Despi o camuflado e deixei-o cair por ali. Não obstante já fragilizado e coçado pelo uso intenso de dezoito meses de mato, pareceu ter enrijado. Ganhou textura em consequência da absorção de pó amassado com o suor daqueles quatro dias de viagem. Depois, peguei na toalha, lancei mão da lâmina de barbear e do sabonete e dirigi-me às instalações sanitárias localizadas um pouco mais à frente, no outro lado do corredor.
Passei sabonete várias vezes e perdi a noção do tempo saboreando a frescura revigorante do jorro forte do duche até sentir as pontas dos dedos enrugadas. Postei-me à frente do espelho e desfiz a barba de cinco dias, com cuidado, num escanhoar meticuloso e regressei ao quarto. Estiquei-me sobre a cama deixando que uma doce elanguescência fosse tomando conta do meu corpo cansado.
Não sei quanto tempo por ali fiquei e nem tive consciência de ter adormecido. Se calhar a fome despertou-me do doce torpor. Qual reflexo condicionado, veio-me à memória o restaurante que vira quando iniciei a descida da rua a caminho do dormitório. Ou então, os últimos cinco dias a ração de combate começavam finalmente a fazer o seu efeito.
- Não! Pensei. Deve ser o relógio biológico a anunciar a hora da janta. Não é meu hábito deixar-me guiar pelas armadilhas imateriais do subconsciente.
Levantei-me, sem pressa. O lusco-fusco do fim de dia anunciava a noite que se aproximava. Vesti a melhor roupinha civil que arranjei, um bocado amarrotada pelos meses e meses que esteve encafuada no fundo da mala. Por sorte, naquela altura, usava-se bem justa e isso disfarçou as pregas da plissagem a que fora sujeita. Calcei o sapatinho preto, procurei companhia e em passo indolente, caminhámos em direcção ao restaurante.
Estrategicamente colocado no melhor sítio da rua principal à direita de quem desce, aquele restaurante pareceu-me o mais evidente sinal de civilização. Uma ampla esplanada, uma singela mas simpática sala de jantar e um balcão tipo snack-bar com bancos altos ao redor, anunciavam que a nossa vida começava a mudar para melhor. Tirar a barriga de misérias era coisa que ia começar já; descontando a compreensível falha de memória já queimada pelo tempo, apostaria que me devo ter alambazado com um grande bife com batatas fritas e ovo a cavalo.
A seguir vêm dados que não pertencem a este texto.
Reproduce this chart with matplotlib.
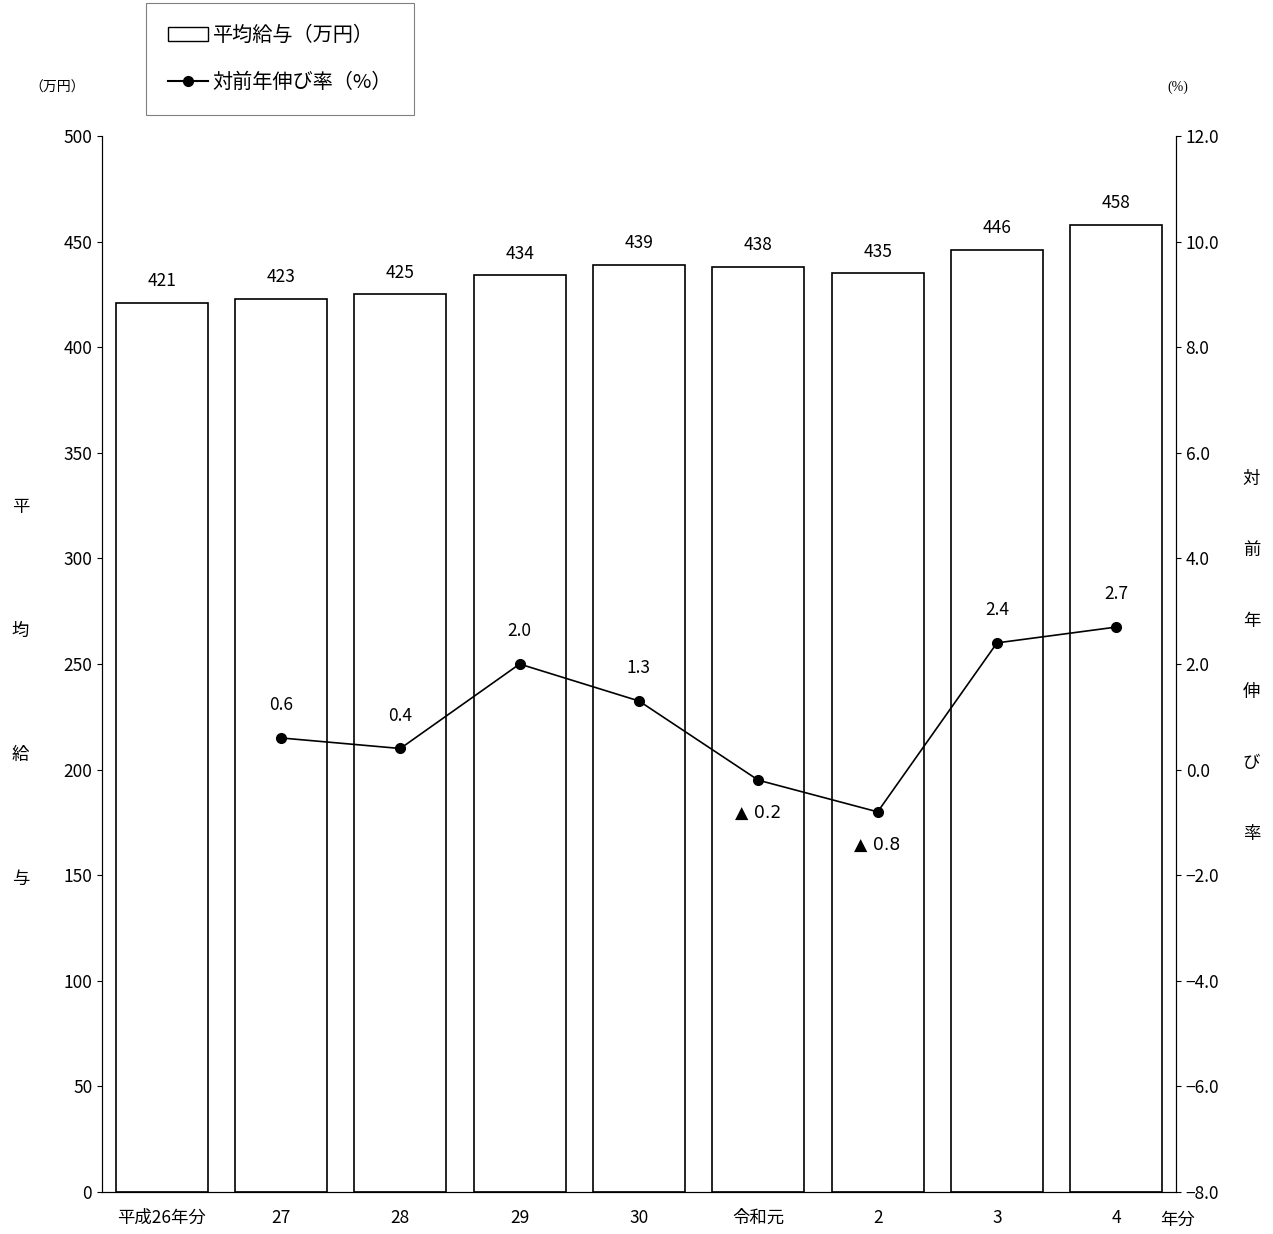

Era petisco com que sonhava frequentemente, especialmente quando, não havendo opção, o rancho na Neriquinha deixava muito a desejar.
Decididamente, os tempos de miséria chegavam ao fim e, como a seu tempo se verá, a coisa não se ficaria apenas pelos pecados da gula. Aquelas Mabubas que nos saíram em sorte prometiam uma nova vida. Ruas asfaltadas, casas, população civil e um restaurante eram amostras promissoras. Para já, tudo corria de feição à mesa daquele restaurante.